Libraly Journal

Libraly Journal ›› 2024, Vol. 43 ›› Issue (395): 61-74.

Previous Articles     Next Articles

A Study of Automated Deep Classification of Literature Based on Chinese Library Classification

Zhang Yuhui (Shanghai Library)   

  • Online:2024-03-15 Published:2024-04-01
  • About author:Zhang Yuhui (Shanghai Library)

Abstract:

Deep classification of literature based on Chinese Library Classification (CLC) includes two classical natural language processing problems: Extreme Multi-label Text Classification (XMC) and Hierarchical Text Classification (HTC). However, the current research on literature classification based on CLC generally treats it as an ordinary text classification problem. Since the core features of the problem are not fully explored, these studies are generally unsatisfactory or even infeasible in deep categorization.
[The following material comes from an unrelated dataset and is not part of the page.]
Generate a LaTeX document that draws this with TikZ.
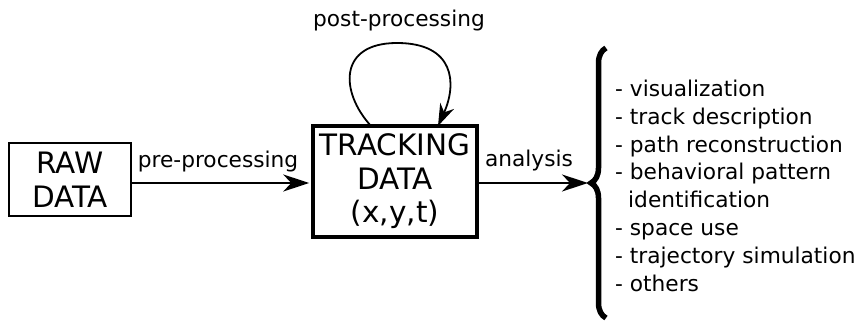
\documentclass[tikz,border=0pt]{standalone}
\usepackage{fontspec}
\setmainfont{DejaVu Sans}
\usetikzlibrary{arrows.meta,decorations.pathreplacing}
\begin{document}
\begin{tikzpicture}[x=1pt,y=-1pt,
  box/.style={draw,rectangle,inner sep=0pt,align=center,font=\fontsize{29.5}{33.5}\selectfont},
  lbl/.style={anchor=base,inner sep=0pt,font=\fontsize{21.7}{27.8}\selectfont},
  arr/.style={line width=1.9pt,-{Stealth[length=26pt,width=17pt,inset=8pt]}}]
\useasboundingbox (0,0) rectangle (862,321);
\node[box,line width=2pt,minimum width=122pt,minimum height=73pt] (raw) at (70,179.5) {RAW\\DATA};
\node[box,line width=3.5pt,minimum width=164pt,minimum height=111pt] (trk) at (395,181.5) {TRACKING\\DATA\\(x,y,t)};
\node[lbl] (pre) at (218,167) {pre-processing};
\node[lbl] (ana) at (529,166) {analysis};
\node[lbl] (post) at (399,27) {post-processing};
\coordinate (btip) at (588,183);
\coordinate (ls) at (371,126);
\coordinate (le) at (438,126);
\draw[arr] (raw.east |- 0,183) -- ([xshift=-2pt]trk.west |- 0,183);
\draw[arr] (trk.east |- 0,183) -- (btip);
\draw[line width=1.8pt,-{Stealth[length=22pt,width=15pt,inset=7pt]}] (ls) .. controls (340,92) and (338,43) .. (397,43) .. controls (455,43) and (457,84) .. (le);
\draw[line width=5.5pt,decorate,decoration={brace,amplitude=15pt,aspect=0.5}] (606,318) -- (606,48);
\node[anchor=base west,inner sep=0pt,align=left,font=\fontsize{21.7}{27.8}\selectfont] (list) at (615,291)
 {- visualization\\- track description\\- path reconstruction\\- behavioral pattern\\\hspace*{13pt}identification\\- space use\\- trajectory simulation\\- others};
\end{tikzpicture}
\end{document}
This paper, through the in-depth analysis of the characteristics and difficulties of the literature classification based on CLC, examines and researches the deep classification of literature based on the CLC and related solutions from the perspectives of XMC and HTC. It applies and innovates them for the characteristics of this scenario, which not only improves the accuracy of the classification, but also extends the depth and breadth of the classification. In this paper, the model first extracts the semantic features of the text as the basis of classification through a lightweight deep learning model applicable to the XMC problem. And then, for the HTC problem in the classification of CLC, it utilizes the LTR (Learning to Rank) framework to incorporate multivariate features including hierarchical structural information as the auxiliary basis of classification, which greatly exploits the information and knowledge embedded in the semantic and classification system of the text. The model utilizes the LTR framework to incorporate multiple features including hierarchical structure information as an auxiliary basis for classification. It also combines the powerful semantic understanding ability of deep learning models with the interpretability of machine learning models, and has good scalability, which can be easily improved by incorporating new features customized by experts at a later stage. Moreover, the model is relatively lightweight, which can easily cope with tens of thousands of classified labels under the limited computational resources, and lays a good foundation for the full-depth categorization based on the CLC.